Written by Ekta Puthran, MEA Lead – Collaboration, Barco
Most employees in the UAE want a hybrid or full-time remote work arrangement. It is a sentiment that is echoed by people working across industries, including the local finance and banking sectors. But as businesses began contemplating a return to office plans earlier this summer, the financial and banking sector seemed to be reverting to old habits and rallying for in-office presence.
Bolstered by the COVID-19 pandemic and a tight labour market, worker demands for more flexibility have only increased in recent months – even with the world reopening again. Standard Chartered showed foresight and committed to continue to offer permanent flexible work for its staff from as early as January 2021. The initiative started with 9 of its primary markets, including the UAE.
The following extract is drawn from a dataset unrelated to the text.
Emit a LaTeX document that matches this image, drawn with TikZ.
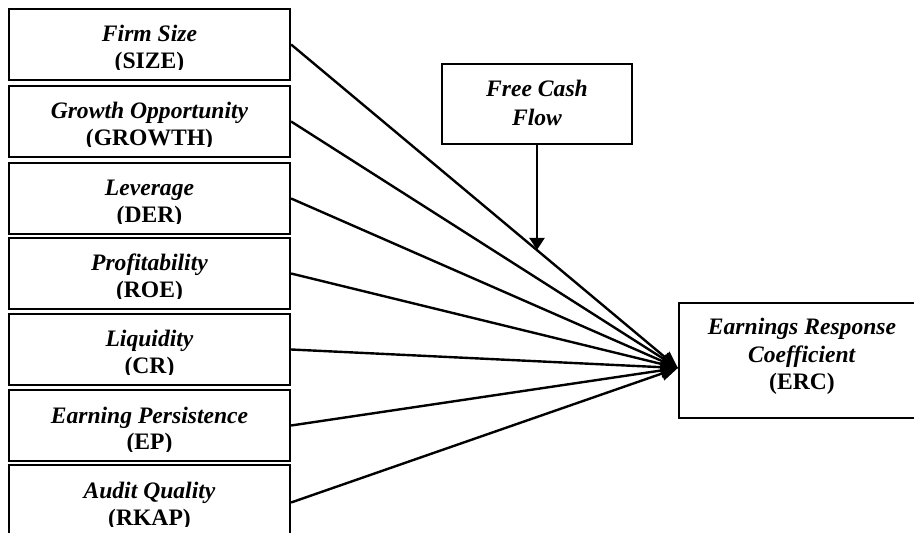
\documentclass[tikz,border=0pt]{standalone}
\usepackage{fontspec}
\setmainfont{Liberation Serif}
\usetikzlibrary{arrows.meta,calc}
\tikzset{
  boxnode/.style={draw, line width=1.1pt, rectangle, inner sep=0pt},
  lbl/.style={anchor=base, inner sep=0pt, font=\fontsize{11.8}{14}\selectfont},
  conn/.style={line width=1.2pt, -{Triangle[length=8.5pt,width=7pt]}},
}
\newcommand{\ib}[1]{\textbf{\textit{#1}}}
\begin{document}
\begin{tikzpicture}[x=0.5pt,y=-0.5pt]
\useasboundingbox (0,0) rectangle (914,533);
% left boxes
\foreach \n/\t in {1/9,2/86,3/163,4/238,5/314,6/390}{
  \node[boxnode, minimum width=140.5pt, minimum height=35.5pt] (b\n) at (149.5,\t+35.5) {};
}
\node[boxnode, minimum width=140.5pt, minimum height=37.5pt] (b7) at (149.5,502.5) {};
% texts (second line clipped as in the reference)
\foreach \t/\a/\b in {9/Firm Size/(SIZE), 86/Growth Opportunity/(GROWTH), 163/Leverage/(DER), 238/Profitability/(ROE), 314/Liquidity/(CR), 390/Earning Persistence/(EP), 465/Audit Quality/(RKAP)}{
  \node[lbl] at (149.5,\t+33) {\ib{\a}};
  \begin{scope}
    \clip (12,\t+35) rectangle (287,\t+61);
    \node[lbl] at (149.5,\t+60) {\textbf{\b}};
  \end{scope}
}
% free cash flow
\node[boxnode, minimum width=95pt, minimum height=40pt] (fcf) at (537,104) {};
\node[lbl] at (537,97) {\ib{Free Cash}};
\node[lbl] at (537,126) {\ib{Flow}};
% ERC
\node[boxnode, minimum width=123pt, minimum height=57.5pt] (erc) at (802,360.5) {};
\node[lbl] at (802,335) {\ib{Earnings Response}};
\node[lbl] at (802,363) {\ib{Coefficient}};
\node[lbl] at (802,390) {\textbf{(ERC)}};
% connectors
\coordinate (t) at ([yshift=-3.75pt]erc.west);
\foreach \n in {1,...,7}{
  \draw[conn] (b\n.east) -- (t);
}
\coordinate (m) at ($(b1.east)!0.635!(t)$);
\draw[line width=1.2pt, -{Triangle[length=6pt,width=7.5pt]}] (fcf.south) -- (fcf.south |- m);
\end{tikzpicture}
\end{document}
The bank also collaborated with flexible workspace services provider IWG so employees worldwide can work from any of IWG’s 3,500 locations internationally. HSBC has also formally certified hybrid working with the ambition of reducing office space by 40%. On the flip side, Barclays announced that it was looking to ramp up employees’ return to its London and New York offices.
Clearly, only a handful of organizations within the financial sector are realising the risks of a ‘one size fits all’ work approach, as many workers want to retain the flexibility they had during the pandemic. Nevertheless, while the workforce may have changed, the office is still equipped for the old way of working. Recent changes are shaping a new paradigm, and businesses across the financial sector must keep up to meet employee expectations.
Office Revamp: A Much-Needed Initiative
Anyone who has entered an office since early 2020 would likely have experienced the eerie silence of the rows of empty desks and cubicles. Memories of battling colleagues for coveted meeting spaces and groups huddling around a single laptop are probably still fresh.
Since the advent of remote working, many of us have experienced significant increases in productivity. However, the quality of our interactions has dramatically fallen. As a result, work meetings have regularly failed to meet expectations. A recent study by Barco showed a 25-point decline between 2020 and 2021 on its meeting barometer. The findings further indicated that 57% of white-collar workers considered meeting rooms as the most useful spaces in a post-pandemic world. Hence, employees no longer view the office as simply a place to work. Rather, they think of it as an encouraging space for more collaboration.
In this scenario, the opportunity to realign office spaces may come as a system shock to an industry long accustomed to the traditional “cubicle rows” layout. Nevertheless, as professionals now covet meeting spaces, they will be a functional must-have. Currently, 50% of workers visit offices to host meeting calls in a more professional setting, indicating that the desire for efficient meetings will be the real drive to an office return. Therefore, accommodating these new behaviours should be a priority for the financial and banking sector.
Tapping Into Hybrid Technology
Improved office layout isn’t the only change needed for a hybrid environment. There’s a great opportunity for businesses to upgrade outdated or inefficient collaboration technologies. Like other industries, financial sector employees have embraced the laptop as the main device to work, collaborate, and host meetings, fuelling the surge in preference for Bring Your Own Meeting solutions (BYOM).
Barco’s research indicates that 77% of respondents cannot imagine working without their laptops and have enjoyed sharing their screen and content with just a simple click. With meetings now controlled via the user’s laptop, businesses must invest in solutions that continue this seamless connectivity. To that end, agnostic solutions allow workers to connect and collaborate irrespective of the meeting platform (Webex by Cisco, Zoom, Microsoft Teams, and so on).
Additionally, the return to offices is unlikely to be instant or unanimous. Despite calls from certain corners of the finance and banking sector to do so, many employees will continue to work from home periodically or permanently. Therefore, companies should ensure that their meeting rooms are well equipped for hybrid meetings.
While security is important in any industry, the highly sensitive and data-driven nature of financial work makes it critical for success. Early in the pandemic, hijacked conferencing platforms and cyber-attacks by hackers/pranksters became a regular occurrence. With meetings likely to continue in a hybrid fashion, it is essential that any future tech invested in is secure. Particularly with agnostic solutions that connect the user’s laptop to meeting room equipment, there must be strong security considerations. For starters, the sector should prioritise investing in solutions that incorporate security directly into the product’s design.
Another key responsibility comes from within the company via the education of employees. Ensuring that workers are well aware of prevalent dangers and the necessary precautions to be taken when using a new device is paramount. Like others, the financial sector is still learning to shape a future of work that accommodates its employees’ needs and preferences. As the industry begins to embrace hybrid work, it creates plenty of opportunities to eliminate the inefficiencies of the pre-pandemic world, thereby reimagining everything from work technology to office spaces.